§ Stored data

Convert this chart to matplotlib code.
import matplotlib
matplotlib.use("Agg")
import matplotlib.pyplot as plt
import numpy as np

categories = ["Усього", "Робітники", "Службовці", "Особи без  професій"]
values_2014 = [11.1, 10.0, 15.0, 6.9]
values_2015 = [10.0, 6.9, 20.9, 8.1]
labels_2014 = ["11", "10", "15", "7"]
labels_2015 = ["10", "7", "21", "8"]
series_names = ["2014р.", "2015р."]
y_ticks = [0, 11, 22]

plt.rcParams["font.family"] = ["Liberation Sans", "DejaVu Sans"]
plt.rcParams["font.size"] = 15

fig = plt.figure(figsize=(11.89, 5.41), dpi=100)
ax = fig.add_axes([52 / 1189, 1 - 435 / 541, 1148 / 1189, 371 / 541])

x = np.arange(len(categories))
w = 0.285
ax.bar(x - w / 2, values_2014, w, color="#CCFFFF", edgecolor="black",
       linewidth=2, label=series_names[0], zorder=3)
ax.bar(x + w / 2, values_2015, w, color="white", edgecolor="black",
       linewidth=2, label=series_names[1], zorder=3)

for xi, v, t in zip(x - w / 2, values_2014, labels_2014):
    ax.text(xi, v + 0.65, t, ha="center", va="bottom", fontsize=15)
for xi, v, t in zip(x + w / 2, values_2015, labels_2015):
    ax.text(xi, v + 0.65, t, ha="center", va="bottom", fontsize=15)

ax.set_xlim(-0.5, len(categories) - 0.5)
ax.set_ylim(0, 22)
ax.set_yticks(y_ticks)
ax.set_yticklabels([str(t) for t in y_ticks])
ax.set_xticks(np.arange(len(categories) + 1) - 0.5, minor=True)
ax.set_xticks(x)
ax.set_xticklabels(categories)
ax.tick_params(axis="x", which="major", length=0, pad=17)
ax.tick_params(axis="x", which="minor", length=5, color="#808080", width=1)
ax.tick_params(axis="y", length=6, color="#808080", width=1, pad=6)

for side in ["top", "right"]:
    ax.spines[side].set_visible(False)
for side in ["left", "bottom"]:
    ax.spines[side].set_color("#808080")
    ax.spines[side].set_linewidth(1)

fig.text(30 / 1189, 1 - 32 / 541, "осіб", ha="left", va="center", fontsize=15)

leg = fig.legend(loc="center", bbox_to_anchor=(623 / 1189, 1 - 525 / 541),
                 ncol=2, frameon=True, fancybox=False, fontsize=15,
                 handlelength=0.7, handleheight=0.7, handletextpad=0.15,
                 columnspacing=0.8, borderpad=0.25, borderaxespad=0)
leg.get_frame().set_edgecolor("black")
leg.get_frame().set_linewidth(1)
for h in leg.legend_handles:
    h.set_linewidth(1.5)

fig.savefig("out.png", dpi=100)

§ Task description
Write out the material exactly as given.

§ Complete output
Convert this chart to matplotlib code.
import matplotlib
matplotlib.use("Agg")
import matplotlib.pyplot as plt
import numpy as np

categories = ["Усього", "Робітники", "Службовці", "Особи без  професій"]
values_2014 = [11.1, 10.0, 15.0, 6.9]
values_2015 = [10.0, 6.9, 20.9, 8.1]
labels_2014 = ["11", "10", "15", "7"]
labels_2015 = ["10", "7", "21", "8"]
series_names = ["2014р.", "2015р."]
y_ticks = [0, 11, 22]

plt.rcParams["font.family"] = ["Liberation Sans", "DejaVu Sans"]
plt.rcParams["font.size"] = 15

fig = plt.figure(figsize=(11.89, 5.41), dpi=100)
ax = fig.add_axes([52 / 1189, 1 - 435 / 541, 1148 / 1189, 371 / 541])

x = np.arange(len(categories))
w = 0.285
ax.bar(x - w / 2, values_2014, w, color="#CCFFFF", edgecolor="black",
       linewidth=2, label=series_names[0], zorder=3)
ax.bar(x + w / 2, values_2015, w, color="white", edgecolor="black",
       linewidth=2, label=series_names[1], zorder=3)

for xi, v, t in zip(x - w / 2, values_2014, labels_2014):
    ax.text(xi, v + 0.65, t, ha="center", va="bottom", fontsize=15)
for xi, v, t in zip(x + w / 2, values_2015, labels_2015):
    ax.text(xi, v + 0.65, t, ha="center", va="bottom", fontsize=15)

ax.set_xlim(-0.5, len(categories) - 0.5)
ax.set_ylim(0, 22)
ax.set_yticks(y_ticks)
ax.set_yticklabels([str(t) for t in y_ticks])
ax.set_xticks(np.arange(len(categories) + 1) - 0.5, minor=True)
ax.set_xticks(x)
ax.set_xticklabels(categories)
ax.tick_params(axis="x", which="major", length=0, pad=17)
ax.tick_params(axis="x", which="minor", length=5, color="#808080", width=1)
ax.tick_params(axis="y", length=6, color="#808080", width=1, pad=6)

for side in ["top", "right"]:
    ax.spines[side].set_visible(False)
for side in ["left", "bottom"]:
    ax.spines[side].set_color("#808080")
    ax.spines[side].set_linewidth(1)

fig.text(30 / 1189, 1 - 32 / 541, "осіб", ha="left", va="center", fontsize=15)

leg = fig.legend(loc="center", bbox_to_anchor=(623 / 1189, 1 - 525 / 541),
                 ncol=2, frameon=True, fancybox=False, fontsize=15,
                 handlelength=0.7, handleheight=0.7, handletextpad=0.15,
                 columnspacing=0.8, borderpad=0.25, borderaxespad=0)
leg.get_frame().set_edgecolor("black")
leg.get_frame().set_linewidth(1)
for h in leg.legend_handles:
    h.set_linewidth(1.5)

fig.savefig("out.png", dpi=100)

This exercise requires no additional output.